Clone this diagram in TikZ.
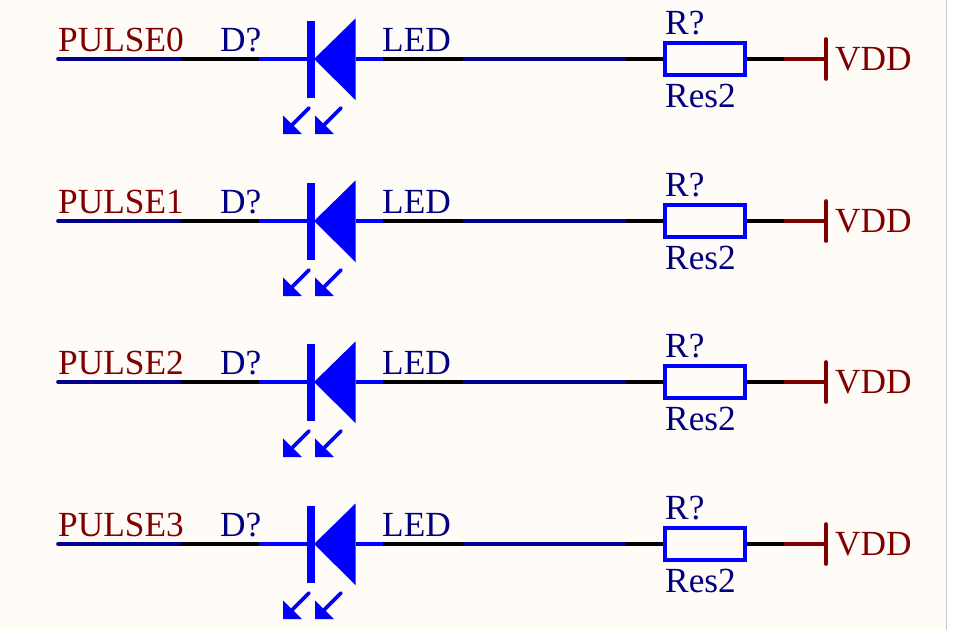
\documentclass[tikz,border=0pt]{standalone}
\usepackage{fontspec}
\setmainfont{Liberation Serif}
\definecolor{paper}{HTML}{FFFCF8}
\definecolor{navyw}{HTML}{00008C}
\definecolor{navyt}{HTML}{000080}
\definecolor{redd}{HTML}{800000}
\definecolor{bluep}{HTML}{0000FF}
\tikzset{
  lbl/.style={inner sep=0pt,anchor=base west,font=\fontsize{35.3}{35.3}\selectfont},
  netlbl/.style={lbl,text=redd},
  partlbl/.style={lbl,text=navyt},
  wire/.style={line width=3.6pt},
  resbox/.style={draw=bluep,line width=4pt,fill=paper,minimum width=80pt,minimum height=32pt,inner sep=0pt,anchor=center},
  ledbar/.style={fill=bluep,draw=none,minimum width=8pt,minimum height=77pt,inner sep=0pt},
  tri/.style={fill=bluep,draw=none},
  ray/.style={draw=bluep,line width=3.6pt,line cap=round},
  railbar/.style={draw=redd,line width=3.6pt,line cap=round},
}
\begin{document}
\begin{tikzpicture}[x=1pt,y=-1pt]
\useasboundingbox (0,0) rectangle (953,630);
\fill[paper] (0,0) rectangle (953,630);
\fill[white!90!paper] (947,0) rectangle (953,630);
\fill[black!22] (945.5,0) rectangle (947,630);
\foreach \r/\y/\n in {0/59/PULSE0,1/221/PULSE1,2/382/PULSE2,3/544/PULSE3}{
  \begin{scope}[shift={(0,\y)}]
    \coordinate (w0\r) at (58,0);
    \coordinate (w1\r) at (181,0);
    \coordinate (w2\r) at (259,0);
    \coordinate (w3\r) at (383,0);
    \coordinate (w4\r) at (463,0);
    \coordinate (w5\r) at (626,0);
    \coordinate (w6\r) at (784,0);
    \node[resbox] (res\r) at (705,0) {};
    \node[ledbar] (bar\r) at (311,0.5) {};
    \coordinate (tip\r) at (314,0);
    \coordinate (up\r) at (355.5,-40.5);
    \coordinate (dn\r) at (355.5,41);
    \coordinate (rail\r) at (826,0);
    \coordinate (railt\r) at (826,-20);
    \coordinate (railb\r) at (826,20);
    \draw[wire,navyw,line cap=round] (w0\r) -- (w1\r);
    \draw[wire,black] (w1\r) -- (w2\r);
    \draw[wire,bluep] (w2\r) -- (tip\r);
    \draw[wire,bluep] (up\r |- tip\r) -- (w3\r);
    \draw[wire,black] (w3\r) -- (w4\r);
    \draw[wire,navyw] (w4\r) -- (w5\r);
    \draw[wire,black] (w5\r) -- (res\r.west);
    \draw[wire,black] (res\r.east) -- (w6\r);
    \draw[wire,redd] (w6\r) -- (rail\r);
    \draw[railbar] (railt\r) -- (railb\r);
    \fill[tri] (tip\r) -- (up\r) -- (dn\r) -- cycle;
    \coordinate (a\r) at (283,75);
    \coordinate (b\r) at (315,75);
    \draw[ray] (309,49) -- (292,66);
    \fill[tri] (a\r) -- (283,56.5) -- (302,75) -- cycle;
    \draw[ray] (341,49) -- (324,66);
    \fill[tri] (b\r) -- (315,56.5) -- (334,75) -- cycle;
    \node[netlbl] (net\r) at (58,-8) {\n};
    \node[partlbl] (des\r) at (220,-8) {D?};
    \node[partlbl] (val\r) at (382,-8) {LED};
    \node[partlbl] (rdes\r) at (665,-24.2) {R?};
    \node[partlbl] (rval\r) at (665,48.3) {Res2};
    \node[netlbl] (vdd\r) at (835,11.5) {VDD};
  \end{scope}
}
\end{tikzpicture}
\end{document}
=-=-=-=-=
Print the complete listing exactly, apart from any pictures.

» **EXERCISE OUTPUT**
Clone this diagram in TikZ.
\documentclass[tikz,border=0pt]{standalone}
\usepackage{fontspec}
\setmainfont{Liberation Serif}
\definecolor{paper}{HTML}{FFFCF8}
\definecolor{navyw}{HTML}{00008C}
\definecolor{navyt}{HTML}{000080}
\definecolor{redd}{HTML}{800000}
\definecolor{bluep}{HTML}{0000FF}
\tikzset{
  lbl/.style={inner sep=0pt,anchor=base west,font=\fontsize{35.3}{35.3}\selectfont},
  netlbl/.style={lbl,text=redd},
  partlbl/.style={lbl,text=navyt},
  wire/.style={line width=3.6pt},
  resbox/.style={draw=bluep,line width=4pt,fill=paper,minimum width=80pt,minimum height=32pt,inner sep=0pt,anchor=center},
  ledbar/.style={fill=bluep,draw=none,minimum width=8pt,minimum height=77pt,inner sep=0pt},
  tri/.style={fill=bluep,draw=none},
  ray/.style={draw=bluep,line width=3.6pt,line cap=round},
  railbar/.style={draw=redd,line width=3.6pt,line cap=round},
}
\begin{document}
\begin{tikzpicture}[x=1pt,y=-1pt]
\useasboundingbox (0,0) rectangle (953,630);
\fill[paper] (0,0) rectangle (953,630);
\fill[white!90!paper] (947,0) rectangle (953,630);
\fill[black!22] (945.5,0) rectangle (947,630);
\foreach \r/\y/\n in {0/59/PULSE0,1/221/PULSE1,2/382/PULSE2,3/544/PULSE3}{
  \begin{scope}[shift={(0,\y)}]
    \coordinate (w0\r) at (58,0);
    \coordinate (w1\r) at (181,0);
    \coordinate (w2\r) at (259,0);
    \coordinate (w3\r) at (383,0);
    \coordinate (w4\r) at (463,0);
    \coordinate (w5\r) at (626,0);
    \coordinate (w6\r) at (784,0);
    \node[resbox] (res\r) at (705,0) {};
    \node[ledbar] (bar\r) at (311,0.5) {};
    \coordinate (tip\r) at (314,0);
    \coordinate (up\r) at (355.5,-40.5);
    \coordinate (dn\r) at (355.5,41);
    \coordinate (rail\r) at (826,0);
    \coordinate (railt\r) at (826,-20);
    \coordinate (railb\r) at (826,20);
    \draw[wire,navyw,line cap=round] (w0\r) -- (w1\r);
    \draw[wire,black] (w1\r) -- (w2\r);
    \draw[wire,bluep] (w2\r) -- (tip\r);
    \draw[wire,bluep] (up\r |- tip\r) -- (w3\r);
    \draw[wire,black] (w3\r) -- (w4\r);
    \draw[wire,navyw] (w4\r) -- (w5\r);
    \draw[wire,black] (w5\r) -- (res\r.west);
    \draw[wire,black] (res\r.east) -- (w6\r);
    \draw[wire,redd] (w6\r) -- (rail\r);
    \draw[railbar] (railt\r) -- (railb\r);
    \fill[tri] (tip\r) -- (up\r) -- (dn\r) -- cycle;
    \coordinate (a\r) at (283,75);
    \coordinate (b\r) at (315,75);
    \draw[ray] (309,49) -- (292,66);
    \fill[tri] (a\r) -- (283,56.5) -- (302,75) -- cycle;
    \draw[ray] (341,49) -- (324,66);
    \fill[tri] (b\r) -- (315,56.5) -- (334,75) -- cycle;
    \node[netlbl] (net\r) at (58,-8) {\n};
    \node[partlbl] (des\r) at (220,-8) {D?};
    \node[partlbl] (val\r) at (382,-8) {LED};
    \node[partlbl] (rdes\r) at (665,-24.2) {R?};
    \node[partlbl] (rval\r) at (665,48.3) {Res2};
    \node[netlbl] (vdd\r) at (835,11.5) {VDD};
  \end{scope}
}
\end{tikzpicture}
\end{document}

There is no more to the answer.